Mitchell nodded his head, slowly reached into his jacket and placed the flash drive on the table in front of him.
Alexandrakis took a quick look around and placed his hand over the flash drive. He was about to pull it towards him when a waitress walked over and stopped right beside him. Turning his head, Alexandrakis’ eyes widened when he saw that the waitress was pointing a pistol, concealed under her drink tray, straight at his head.
“Be a dear, Alekos, and give me the flash drive,” said the woman, her accent Scottish.
Mitchell turned his head. His jaw dropped open. He thought he was looking up at a ghost. He instantly recognized the woman’s unforgettable, smoky, emerald-green eyes. With short red hair and extremely fit physique, she was the heir to a mercenary organization with contacts throughout the world.
“My God, I thought you were dead,” gasped Mitchell.
“So did a few other people, who are themselves now dead,” replied Grace with a wink.
 
; Mitchell didn’t need to be told that she had settled several scores after escaping certain death in an underground river in Liberia.
“Mister Alexandrakis, give me the flash drive,” said Grace, her voice sharp and threatening. “Also, please don’t try anything foolish, Mister Mitchell. I have several women spread throughout the casino who would put a bullet in the back of your head before you got out of your chair.”
“Miss—?” asked Mitchell, recalling her face, but not her name.
“Maxwell, Grace Maxwell, at your service.”

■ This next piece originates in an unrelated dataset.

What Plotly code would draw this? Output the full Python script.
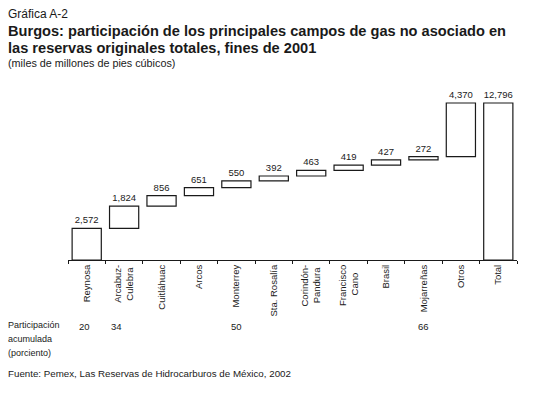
import plotly.graph_objects as go

NB = "\u00a0"
categories = ["Reynosa", "Arcabuz-<br>Culebra" + NB, "Cuitláhuac", "Arcos", "Monterrey",
              "Sta. Rosalía", "Corindón-<br>Pandura" + NB, "Francisco<br>Cano" + NB * 3,
              "Brasil", "Mojarreñas", "Otros", "Total"]
values = [2572, 1824, 856, 651, 550, 392, 463, 419, 427, 272, 4370, 12796]
measures = ["relative"] * 11 + ["total"]
value_labels = ["2,572", "1,824", "856", "651", "550", "392", "463", "419", "427",
                "272", "4,370", "12,796"]
share_idx = [0, 1, 4, 9]
share_vals = ["20", "34", "50", "66"]
share_shift = [-2, -8, 0, 0]

FONT = "Liberation Sans, Arial, sans-serif"
INK = "#1a1a1a"

fig = go.Figure(go.Waterfall(
    x=categories,
    y=values,
    measure=measures,
    text=value_labels,
    textposition="outside",
    textfont=dict(family=FONT, size=9.5, color=INK),
    increasing=dict(marker=dict(color="white", line=dict(color=INK, width=1.2))),
    totals=dict(marker=dict(color="white", line=dict(color=INK, width=1.2))),
    decreasing=dict(marker=dict(color="white", line=dict(color=INK, width=1.2))),
    connector=dict(visible=False),
    cliponaxis=False,
))

W, H = 533, 397
L, R, T, B = 68, 16, 85, 137

fig.update_layout(
    width=W, height=H,
    margin=dict(l=L, r=R, t=T, b=B),
    paper_bgcolor="white", plot_bgcolor="white",
    showlegend=False,
    waterfallgap=0.22,
    font=dict(family=FONT, color=INK),
    xaxis=dict(
        type="category",
        showline=True, linecolor=INK, linewidth=1,
        ticks="outside", tickson="boundaries", ticklen=3, tickcolor=INK,
        tickangle=-90,
        tickfont=dict(family=FONT, size=9.5, color=INK),
        showgrid=False, zeroline=False,
    ),
    yaxis=dict(visible=False, range=[0, 14264], showgrid=False, zeroline=False),
)

ann = []
def txt(text, yshift, size, bold=False, yref_y=1):
    ann.append(dict(xref="paper", yref="paper", x=0, y=yref_y, xshift=-L + 6,
                    yshift=yshift, xanchor="left", yanchor="middle", showarrow=False,
                    text=("<b>%s</b>" % text) if bold else text,
                    font=dict(family=FONT, size=size, color=INK)))

txt("Gráfica A-2", 71, 12)
txt("Burgos: participación de los principales campos de gas no asociado en", 54, 14.6, bold=True)
txt("las reservas originales totales, fines de 2001", 37.5, 14.6, bold=True)
txt("(miles de millones de pies cúbicos)", 22.5, 10.8)
txt("Participación", -65, 9, yref_y=0)
txt("acumulada", -79, 9, yref_y=0)
txt("(porciento)", -93, 9, yref_y=0)
txt("Fuente: Pemex, Las Reservas de Hidrocarburos de México, 2002", -113, 9.75, yref_y=0)

for i, v, s in zip(share_idx, share_vals, share_shift):
    ann.append(dict(xref="x", yref="paper", x=categories[i], y=0, yshift=-66, xshift=s,
                    xanchor="center", yanchor="middle", showarrow=False, text=v,
                    font=dict(family=FONT, size=9.5, color=INK)))

fig.update_layout(annotations=ann)
fig.write_html("out.html", post_script="document.body.style.margin='0';",
               config={"displayModeBar": False})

“Okay, Grace, you can have the flash drive for all I care. However, I need some information that Mister Alexandrakis has with him,” explained Mitchell. “Please believe me. I’m not lying. A young boy’s life is at stake.”
Grace smiled. “He’s across the street in the Bellagio Hotel in room 311.”
In his earpiece, Mitchell heard Sam and Cardinal acknowledge the information. They left their game, hurried out of the hotel, and sprinted out onto the busy street, ignoring the blaring horns of the cars as they weaved their way around them.
With a look of disgust on his face, Alexandrakis slid the drive over to Grace, who deftly picked it up and slipped it into the top of her form-fitting waitress’ outfit.
“How the hell did you know what was going on?” Mitchell asked Grace.
“Didn’t Alekos tell you? We’re working together,” said Grace with a smile. “He hired me to kidnap the boy, which I did, and now I’m double-crossing him before he can do the same to me.”
Alexandrakis went to speak, but Grace cut him off. “Please, Alekos, don’t even try to suggest that you weren’t going to take the money and then set my organization and me up to take the fall for this crime. You need to pick better people. One of your men told one of my ladies everything.”
With that, Grace winked at Mitchell and then walked away from the table and out onto the busy casino floor.
Alexandrakis jumped to his feet, yelling at the top of his lungs for someone to stop Grace before she got away. Several broad-shouldered men who had been sitting idly at a slot machine saw Grace and moved to block her path.